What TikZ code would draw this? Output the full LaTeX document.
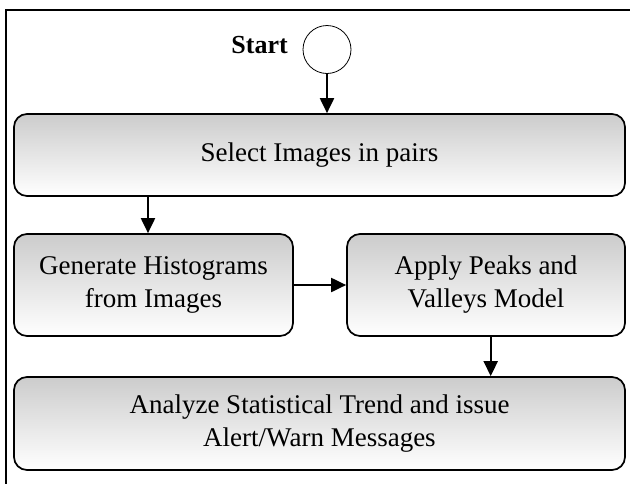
\documentclass[tikz,border=0pt]{standalone}
\usepackage{fontspec}
\setmainfont{Liberation Serif}
\usetikzlibrary{arrows.meta,shapes.geometric}
\tikzset{
  procbox/.style={draw=black, line width=1.7pt, rounded corners=13pt, top color=black!20, bottom color=white, align=center, font=\fontsize{27}{33}\selectfont, inner sep=0pt},
  arr/.style={line width=2pt, -{Triangle[length=15pt,width=14pt]}},
}
\begin{document}
\begin{tikzpicture}[x=1pt,y=-1pt]
\useasboundingbox (0,0) rectangle (630,483);
\clip (0,0) rectangle (630,483);
\draw[line width=1.6pt] (6,520) -- (6,10) -- (700,10);
\node[draw, line width=0.8pt, circle, minimum size=48pt, inner sep=0pt] (start) at (327,49.5) {};
\node[font=\fontsize{26}{30}\selectfont\bfseries, anchor=east, inner sep=0pt] (startlbl) at (288,45.5) {Start};
\node[procbox, minimum width=611pt, minimum height=82pt] (box1) at (319.5,155) {Select Images in pairs};
\node[procbox, minimum width=279pt, minimum height=102pt] (box2) at (153.5,285) {Generate Histograms\\from Images};
\node[procbox, minimum width=278pt, minimum height=102pt] (box3) at (486,285) {Apply Peaks and\\Valleys Model};
\node[procbox, minimum width=611pt, minimum height=93pt] (box4) at (319.5,423.5) {Analyze Statistical Trend and issue\\Alert/Warn Messages};
\draw[arr] (start.south) -- (start.south |- box1.north);
\draw[arr] ([xshift=-5.5pt]box2.north |- box1.south) -- ([xshift=-5.5pt]box2.north);
\draw[arr] (box2.east) -- (box3.west);
\draw[arr] ([xshift=4.7pt]box3.south) -- ([xshift=4.7pt]box3.south |- box4.north);
\end{tikzpicture}
\end{document}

■ **Problem to work on**: Set every line down exactly as written, leaving each picture out.

■ **The response**:
What TikZ code would draw this? Output the full LaTeX document.
\documentclass[tikz,border=0pt]{standalone}
\usepackage{fontspec}
\setmainfont{Liberation Serif}
\usetikzlibrary{arrows.meta,shapes.geometric}
\tikzset{
  procbox/.style={draw=black, line width=1.7pt, rounded corners=13pt, top color=black!20, bottom color=white, align=center, font=\fontsize{27}{33}\selectfont, inner sep=0pt},
  arr/.style={line width=2pt, -{Triangle[length=15pt,width=14pt]}},
}
\begin{document}
\begin{tikzpicture}[x=1pt,y=-1pt]
\useasboundingbox (0,0) rectangle (630,483);
\clip (0,0) rectangle (630,483);
\draw[line width=1.6pt] (6,520) -- (6,10) -- (700,10);
\node[draw, line width=0.8pt, circle, minimum size=48pt, inner sep=0pt] (start) at (327,49.5) {};
\node[font=\fontsize{26}{30}\selectfont\bfseries, anchor=east, inner sep=0pt] (startlbl) at (288,45.5) {Start};
\node[procbox, minimum width=611pt, minimum height=82pt] (box1) at (319.5,155) {Select Images in pairs};
\node[procbox, minimum width=279pt, minimum height=102pt] (box2) at (153.5,285) {Generate Histograms\\from Images};
\node[procbox, minimum width=278pt, minimum height=102pt] (box3) at (486,285) {Apply Peaks and\\Valleys Model};
\node[procbox, minimum width=611pt, minimum height=93pt] (box4) at (319.5,423.5) {Analyze Statistical Trend and issue\\Alert/Warn Messages};
\draw[arr] (start.south) -- (start.south |- box1.north);
\draw[arr] ([xshift=-5.5pt]box2.north |- box1.south) -- ([xshift=-5.5pt]box2.north);
\draw[arr] (box2.east) -- (box3.west);
\draw[arr] ([xshift=4.7pt]box3.south) -- ([xshift=4.7pt]box3.south |- box4.north);
\end{tikzpicture}
\end{document}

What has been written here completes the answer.